Provided data:
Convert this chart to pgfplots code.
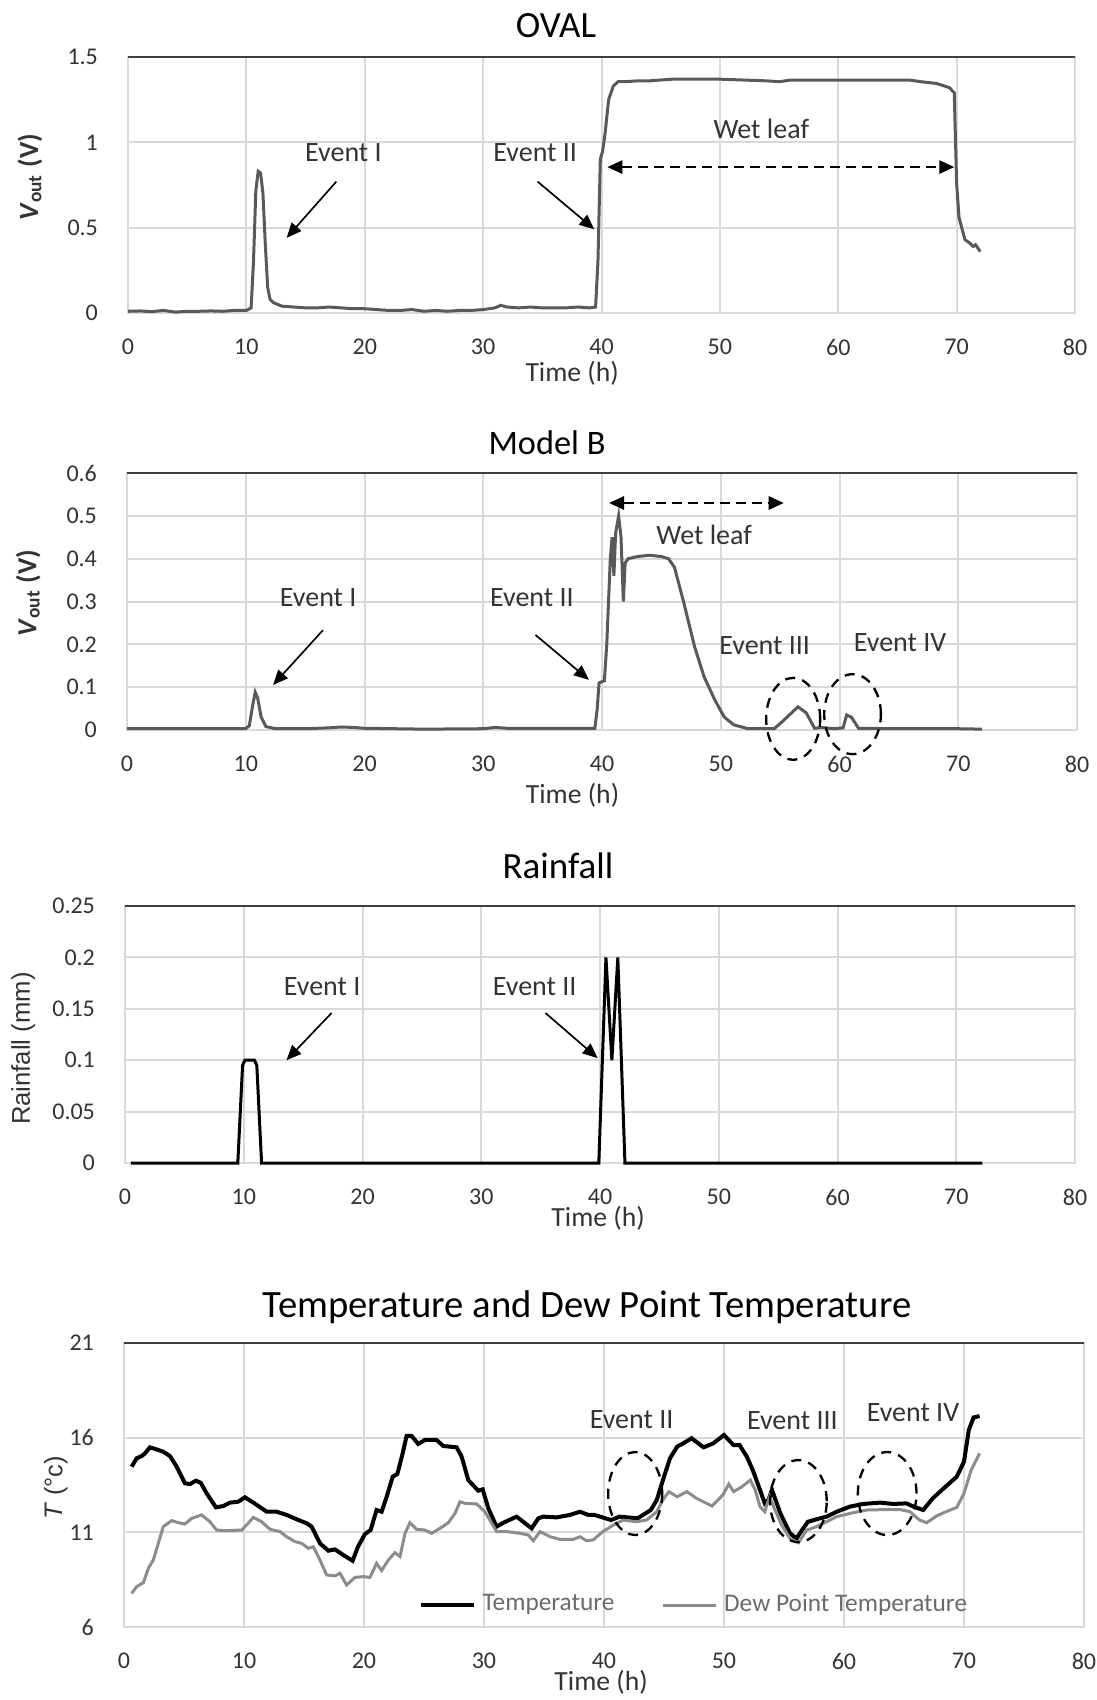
\documentclass[border=0pt]{standalone}
\usepackage{fontspec}
\setmainfont{Carlito}
\newfontfamily\arialf{Liberation Sans}
\usepackage{pgfplots}
\pgfplotsset{compat=1.18}
\usetikzlibrary{arrows.meta}
\definecolor{gridgray}{HTML}{D9D9D9}
\definecolor{curvegray}{HTML}{595959}
\definecolor{dewgray}{HTML}{8C8C8C}
\definecolor{framedark}{HTML}{404040}
\definecolor{txt}{HTML}{333333}
\definecolor{legtxt}{HTML}{6A6A6A}

\pgfplotsset{
  panel/.style={
    scale only axis, anchor=south west, clip=false,
    xmin=0, xmax=80, xtick={0,10,...,80},
    grid=major, major grid style={draw=gridgray, line width=0.6pt},
    axis line style={draw=gridgray, line width=0.6pt},
    major tick length=0pt, scaled ticks=false,
    tick label style={font=\fontsize{7.2}{8}\selectfont, text=txt},
    /pgf/number format/assume math mode=true,
    yticklabel style={/pgf/number format/fixed, /pgf/number format/precision=2,
      anchor=east, xshift=-5.5pt},
    xticklabel style={anchor=center, yshift=-10.2pt},
    xlabel={Time (h)},
    label style={font=\fontsize{8.3}{9}\selectfont, text=txt},
  },
}
\tikzset{
  note/.style={font=\fontsize{8.4}{9}\selectfont, text=txt},
  arr/.style={-{Triangle[length=4.5pt,width=3.8pt]}, line width=0.5pt, black},
  dbl/.style={{Triangle[length=4.5pt,width=4pt]}-{Triangle[length=4.5pt,width=4pt]},
    line width=0.6pt, black, dash pattern=on 3pt off 1.8pt},
  ring/.style={line width=0.7pt, black, dash pattern=on 3pt off 2.2pt},
  topline/.style={line width=0.7pt, framedark},
}

\begin{document}
\begin{tikzpicture}
\useasboundingbox (0,0) rectangle (328.8pt,-510pt);

% ---- OVAL ----
\node[anchor=base, font=\fontsize{11.1}{13}\selectfont] at (166.8pt,-11.4pt) {OVAL};
\begin{axis}[panel, at={(38.4pt,-93.9pt)}, width=284.1pt, height=76.8pt,
  ymin=0, ymax=1.5, ytick={0,0.5,1,1.5},
  ylabel={\bfseries\textit{V}\textsubscript{out} (V)},
  ylabel style={at={(axis description cs:-0.1035,0.53)}, anchor=center},
  xlabel style={at={(axis description cs:0.469,-0.234)}, anchor=center}]
\addplot[curvegray, line width=0.9pt] coordinates {
 (0,0.01) (1,0.012) (2,0.008) (3,0.015) (4,0.005) (5,0.01) (6,0.01) (7,0.012)
 (8,0.01) (9,0.015) (10,0.015) (10.4,0.03) (10.6,0.3) (10.8,0.72) (11.0,0.83)
 (11.2,0.82) (11.4,0.7) (11.6,0.4) (11.8,0.15) (12.0,0.08) (12.3,0.06) (13,0.04)
 (14,0.035) (15,0.03) (16,0.03) (17,0.035) (18,0.03) (19,0.025) (20,0.025)
 (21,0.02) (22,0.015) (23,0.015) (24,0.02) (25,0.01) (26,0.015) (27,0.01)
 (28,0.015) (29,0.015) (30,0.02) (31,0.03) (31.5,0.045) (32,0.035) (33,0.03)
 (34,0.035) (35,0.03) (36,0.03) (37,0.03) (38,0.035) (39,0.03) (39.5,0.035)
 (39.7,0.3) (39.9,0.9) (40.1,0.95) (40.3,1.05) (40.6,1.25) (41.0,1.33)
 (41.4,1.355) (42,1.355) (43,1.36) (44,1.36) (45,1.365) (46,1.37) (48,1.37)
 (50,1.37) (52,1.365) (54,1.36) (55,1.355) (56,1.365) (58,1.365) (60,1.365)
 (62,1.365) (64,1.365) (66,1.365) (67,1.355) (68.3,1.345) (69.4,1.32)
 (69.8,1.29) (70.0,0.76) (70.2,0.56) (70.7,0.43) (71.1,0.41) (71.4,0.39)
 (71.6,0.40) (72.0,0.36)};
\draw[topline] (rel axis cs:0,1) -- (rel axis cs:1,1);
\node[note] at (axis cs:18.2,0.94) {Event I};
\draw[arr] (axis cs:17.6,0.77) -- (axis cs:13.4,0.44);
\node[note] at (axis cs:34.4,0.94) {Event II};
\draw[arr] (axis cs:34.6,0.77) -- (axis cs:39.4,0.49);
\node[note] at (axis cs:53.5,1.08) {Wet leaf};
\draw[dbl] (axis cs:40.5,0.855) -- (axis cs:69.8,0.855);
\end{axis}

% ---- Model B ----
\node[anchor=base, font=\fontsize{10.3}{12}\selectfont] at (164.1pt,-136.5pt) {Model B};
\begin{axis}[panel, at={(38.1pt,-219pt)}, width=285pt, height=77.1pt,
  ymin=0, ymax=0.6, ytick={0,0.1,...,0.6},
  ylabel={\bfseries\textit{V}\textsubscript{out} (V)},
  ylabel style={at={(axis description cs:-0.104,0.533)}, anchor=center},
  xlabel style={at={(axis description cs:0.469,-0.253)}, anchor=center}]
\addplot[curvegray, line width=0.9pt] coordinates {
 (0,0.003) (5,0.003) (10,0.003) (10.3,0.01) (10.6,0.06) (10.8,0.088) (11.0,0.075)
 (11.3,0.03) (11.7,0.008) (12.5,0.003) (15,0.003) (17,0.005) (18,0.007)
 (19,0.006) (20,0.004) (25,0.002) (30,0.003) (31,0.006) (32,0.004) (35,0.004)
 (39.4,0.004) (39.6,0.05) (39.75,0.11) (40.2,0.115) (40.4,0.2) (40.7,0.40)
 (40.85,0.45) (41.0,0.36) (41.15,0.46) (41.4,0.50) (41.6,0.45) (41.8,0.30)
 (41.95,0.39) (42.2,0.40) (43,0.405) (44,0.408) (45,0.405) (45.6,0.4)
 (46.1,0.38) (46.9,0.296) (47.8,0.194) (48.6,0.124) (49.5,0.07) (50.3,0.03)
 (51.1,0.012) (52.3,0.003) (54.5,0.003) (55.2,0.02) (56.5,0.054) (57.2,0.04)
 (57.9,0.004) (58.5,0.006) (59.5,0.003) (60.3,0.005) (60.6,0.035) (61.0,0.03)
 (61.6,0.004) (65,0.003) (70,0.003) (72,0.002)};
\draw[topline] (rel axis cs:0,1) -- (rel axis cs:1,1);
\node[note] at (axis cs:16.1,0.308) {Event I};
\draw[arr] (axis cs:16.5,0.233) -- (axis cs:12.3,0.105);
\node[note] at (axis cs:34.1,0.308) {Event II};
\draw[arr] (axis cs:34.4,0.222) -- (axis cs:38.9,0.117);
\node[note] at (axis cs:48.6,0.455) {Wet leaf};
\draw[dbl] (axis cs:40.6,0.53) -- (axis cs:55.3,0.53);
\node[note] at (axis cs:53.7,0.198) {Event III};
\node[note] at (axis cs:65.1,0.203) {Event IV};
\draw[ring] (axis cs:56.1,0.026) ellipse [x radius=8.1pt, y radius=12.3pt];
\draw[ring] (axis cs:61.1,0.037) ellipse [x radius=8.5pt, y radius=12pt];
\end{axis}

% ---- Rainfall ----
\node[anchor=base, font=\fontsize{11.1}{13}\selectfont] at (167.4pt,-263.4pt) {Rainfall};
\begin{axis}[panel, at={(37.5pt,-348.9pt)}, width=285pt, height=77.1pt,
  ymin=0, ymax=0.25, ytick={0,0.05,...,0.25},
  ylabel={\arialf Rainfall (mm)},
  ylabel style={at={(axis description cs:-0.107,0.445)}, anchor=center, font=\fontsize{7.7}{9}\selectfont},
  xlabel style={at={(axis description cs:0.498,-0.215)}, anchor=center}]
\addplot[black, line width=0.9pt] coordinates {
 (0.5,0) (9.5,0) (9.9,0.095) (10.1,0.1) (10.9,0.1) (11.1,0.095) (11.5,0)
 (39.9,0) (40.5,0.2) (41.0,0.1) (41.5,0.2) (42.1,0) (72.2,0)};
\draw[topline] (rel axis cs:0,1) -- (rel axis cs:1,1);
\node[note] at (axis cs:16.6,0.172) {Event I};
\draw[arr] (axis cs:17.4,0.146) -- (axis cs:13.6,0.1);
\node[note] at (axis cs:34.5,0.172) {Event II};
\draw[arr] (axis cs:35.4,0.146) -- (axis cs:39.8,0.102);
\end{axis}

% ---- Temperature ----
\node[anchor=base, font=\fontsize{11.6}{14}\selectfont] at (176.1pt,-395.1pt) {Temperature and Dew Point Temperature};
\begin{axis}[panel, at={(37.2pt,-488.1pt)}, width=288pt, height=85.2pt,
  ymin=6, ymax=21, ytick={6,11,16,21},
  ylabel={\arialf\textit{T} (°c)},
  ylabel style={at={(axis description cs:-0.071,0.49)}, anchor=center, font=\fontsize{7.6}{9}\selectfont},
  xlabel style={at={(axis description cs:0.497,-0.194)}, anchor=center},
  legend style={draw=none, fill=none, at={(0.596,0.077)}, anchor=center,
    legend columns=2, font=\fontsize{7.6}{9}\selectfont, text=legtxt,
    /tikz/every even column/.append style={column sep=12pt}},
  legend image code/.code={\draw[#1] (0pt,0pt) -- (16pt,0pt);}]
\addplot[black, line width=1.2pt] coordinates {
 (0.64,14.47) (1.05,14.91) (1.47,15.03) (1.75,15.17) (2.16,15.49) (2.72,15.38)
 (3.27,15.26) (3.83,15.03) (4.39,14.47) (5.08,13.59) (5.5,13.55) (6.0,13.73)
 (6.39,13.62) (6.89,13.06) (7.66,12.32) (8.27,12.39) (8.83,12.57) (9.52,12.62)
 (10.08,12.85) (10.78,12.57) (11.89,12.09) (12.72,12.09) (13.55,11.92)
 (14.39,11.69) (15.22,11.48) (15.64,11.3) (16.33,10.42) (17.03,10.03)
 (17.58,10.1) (18.28,9.8) (19.05,9.5) (19.5,10.24) (20.08,10.91) (20.55,11.12)
 (21.05,12.18) (21.47,12.09) (21.89,12.88) (22.39,13.94) (22.78,14.08)
 (23.22,15.17) (23.55,16.09) (23.97,16.09) (24.52,15.67) (25.08,15.88)
 (26.05,15.88) (26.61,15.56) (27.72,15.49) (28.14,15.0) (28.69,13.76)
 (29.53,13.2) (29.89,13.27) (30.36,12.27) (31.05,11.3) (31.61,11.51)
 (32.72,11.83) (33.42,11.48) (33.97,11.21) (34.53,11.74) (34.94,11.83)
 (36.05,11.79) (37.16,11.92) (37.99,12.09) (38.69,11.92) (39.2,11.92)
 (40.6,11.65) (41.3,11.83) (42.8,11.74) (43.9,12.18) (44.4,12.71) (45.0,13.94)
 (45.5,14.91) (46.1,15.53) (46.6,15.7) (47.3,15.97) (48.3,15.49) (49.1,15.7)
 (50.0,16.14) (50.8,15.61) (51.3,15.61) (51.9,15.0) (52.4,14.29) (53.0,13.24)
 (53.4,12.53) (53.7,12.71) (54.0,13.24) (54.25,12.8) (54.7,12.0) (55.5,10.95)
 (56.05,10.68) (56.5,11.12) (57.0,11.56) (58.0,11.74) (58.55,11.83)
 (59.4,12.09) (60.5,12.36) (61.6,12.5) (63.0,12.57) (64.1,12.5) (65.2,12.53)
 (65.8,12.36) (66.6,12.18) (67.4,12.8) (68.3,13.32) (69.4,13.94) (70.0,14.73)
 (70.4,16.4) (70.8,17.07) (71.3,17.14)};
\addlegendentry{Temperature}
\addplot[dewgray, line width=0.9pt] coordinates {
 (0.64,7.78) (1.05,8.13) (1.61,8.34) (2.03,9.1) (2.44,9.54) (2.86,10.42)
 (3.27,11.3) (3.97,11.62) (4.53,11.51) (5.08,11.44) (5.64,11.74) (6.47,11.92)
 (7.16,11.56) (7.72,11.12) (8.41,11.09) (9.8,11.12) (10.22,11.39) (10.78,11.79)
 (11.47,11.56) (12.17,11.16) (13.0,11.04) (13.55,10.77) (14.25,10.51)
 (14.8,10.42) (15.36,10.16) (15.78,10.24) (16.33,9.54) (16.89,8.75)
 (17.58,8.7) (18.0,8.84) (18.55,8.22) (19.25,8.62) (19.94,8.66) (20.5,8.62)
 (21.05,9.36) (21.47,8.98) (22.03,9.54) (22.58,9.93) (23.0,9.72) (23.42,10.95)
 (23.83,11.51) (24.39,11.16) (25.08,11.12) (25.64,10.95) (26.33,11.21)
 (27.03,11.51) (27.58,12.0) (28.0,12.62) (28.42,12.53) (29.39,12.5)
 (30.08,12.09) (31.05,11.04) (31.89,11.04) (33.0,10.95) (33.69,10.86)
 (34.11,10.56) (34.67,11.04) (35.5,10.77) (36.33,10.63) (37.44,10.63)
 (38.0,10.77) (38.55,10.56) (39.1,10.6) (39.9,11.04) (40.8,11.39) (41.6,11.65)
 (42.7,11.56) (43.55,11.65) (44.4,12.09) (44.9,12.71) (45.4,13.15) (46.1,12.88)
 (46.9,13.15) (47.7,12.8) (49.0,12.39) (49.9,12.97) (50.4,13.55) (50.8,13.15)
 (51.5,13.41) (52.2,13.76) (52.6,13.24) (53.0,12.36) (53.4,12.09) (53.8,12.88)
 (54.25,12.18) (54.8,11.39) (55.5,10.68) (56.2,10.45) (56.9,11.12) (57.7,11.3)
 (58.55,11.56) (59.4,11.83) (60.5,12.0) (61.9,12.18) (63.3,12.2) (64.7,12.2)
 (65.5,12.09) (66.3,11.65) (66.9,11.51) (67.7,11.86) (68.5,12.09) (69.4,12.32)
 (70.0,13.06) (70.6,14.29) (71.3,15.17)};
\addlegendentry{Dew Point Temperature}
\draw[topline] (rel axis cs:0,1) -- (rel axis cs:1,1);
\node[note] at (axis cs:42.3,16.93) {Event II};
\node[note] at (axis cs:55.7,16.9) {Event III};
\node[note] at (axis cs:65.75,17.35) {Event IV};
\draw[ring] (axis cs:42.6,13.05) ellipse [x radius=8.1pt, y radius=12.45pt];
\draw[ring] (axis cs:56.2,12.65) ellipse [x radius=8.5pt, y radius=12.3pt];
\draw[ring] (axis cs:63.6,13.05) ellipse [x radius=8.8pt, y radius=12.45pt];
\end{axis}
\end{tikzpicture}
\end{document}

Requirements: State only the count of lines above that hold the string "code".

Finished answer: 2